▸ **Data shown**:
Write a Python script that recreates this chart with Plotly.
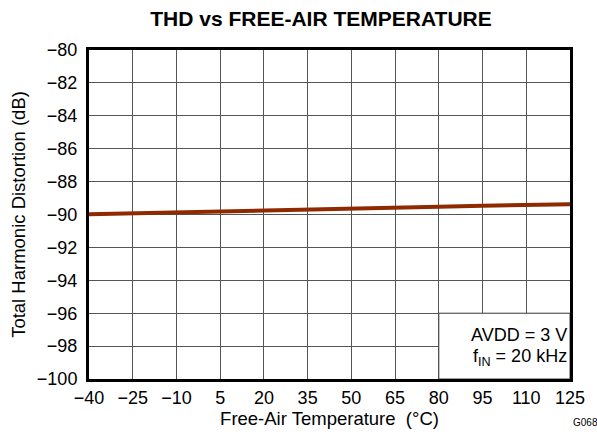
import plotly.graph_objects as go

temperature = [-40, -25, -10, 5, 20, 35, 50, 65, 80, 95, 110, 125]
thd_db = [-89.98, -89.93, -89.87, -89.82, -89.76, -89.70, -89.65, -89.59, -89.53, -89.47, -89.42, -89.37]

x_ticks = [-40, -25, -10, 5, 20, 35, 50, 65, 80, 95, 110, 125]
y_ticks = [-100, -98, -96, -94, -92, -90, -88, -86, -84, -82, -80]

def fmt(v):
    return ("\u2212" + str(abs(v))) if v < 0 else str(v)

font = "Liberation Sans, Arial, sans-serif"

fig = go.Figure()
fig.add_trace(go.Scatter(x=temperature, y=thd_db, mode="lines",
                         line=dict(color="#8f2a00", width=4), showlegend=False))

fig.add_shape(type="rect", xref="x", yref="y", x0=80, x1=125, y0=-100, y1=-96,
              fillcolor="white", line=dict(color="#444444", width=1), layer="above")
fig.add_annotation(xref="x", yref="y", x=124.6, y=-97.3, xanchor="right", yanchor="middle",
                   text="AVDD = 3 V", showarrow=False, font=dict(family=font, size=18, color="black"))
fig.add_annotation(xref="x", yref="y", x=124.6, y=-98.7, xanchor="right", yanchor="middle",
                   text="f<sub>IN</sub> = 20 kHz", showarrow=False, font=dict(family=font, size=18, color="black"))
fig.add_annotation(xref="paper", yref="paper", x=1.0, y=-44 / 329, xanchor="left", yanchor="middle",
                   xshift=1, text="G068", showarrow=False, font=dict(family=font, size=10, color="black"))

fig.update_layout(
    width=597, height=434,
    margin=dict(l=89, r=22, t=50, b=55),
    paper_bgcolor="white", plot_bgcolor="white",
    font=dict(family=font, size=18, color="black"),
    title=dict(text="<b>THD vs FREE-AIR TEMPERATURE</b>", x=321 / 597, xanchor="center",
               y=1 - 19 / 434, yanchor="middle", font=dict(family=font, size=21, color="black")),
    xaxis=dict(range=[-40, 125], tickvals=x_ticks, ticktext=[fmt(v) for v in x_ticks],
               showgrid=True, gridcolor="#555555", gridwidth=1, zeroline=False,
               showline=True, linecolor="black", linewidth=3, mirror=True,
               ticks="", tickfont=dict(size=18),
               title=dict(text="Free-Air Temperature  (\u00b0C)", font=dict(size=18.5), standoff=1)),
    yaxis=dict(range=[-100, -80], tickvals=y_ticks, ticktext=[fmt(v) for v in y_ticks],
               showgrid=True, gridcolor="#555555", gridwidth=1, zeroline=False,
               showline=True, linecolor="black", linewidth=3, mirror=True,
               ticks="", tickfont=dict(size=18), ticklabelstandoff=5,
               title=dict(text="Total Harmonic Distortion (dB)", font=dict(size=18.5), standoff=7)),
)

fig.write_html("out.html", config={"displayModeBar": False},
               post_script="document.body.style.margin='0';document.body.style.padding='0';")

▸ **Written instruction**: Write out again, exactly, the lines from the start of the listing up to the line containing "-84, -82, -80]", with both ends and without pictures.

▸ **Exercise output**:
Write a Python script that recreates this chart with Plotly.
import plotly.graph_objects as go

temperature = [-40, -25, -10, 5, 20, 35, 50, 65, 80, 95, 110, 125]
thd_db = [-89.98, -89.93, -89.87, -89.82, -89.76, -89.70, -89.65, -89.59, -89.53, -89.47, -89.42, -89.37]

x_ticks = [-40, -25, -10, 5, 20, 35, 50, 65, 80, 95, 110, 125]
y_ticks = [-100, -98, -96, -94, -92, -90, -88, -86, -84, -82, -80]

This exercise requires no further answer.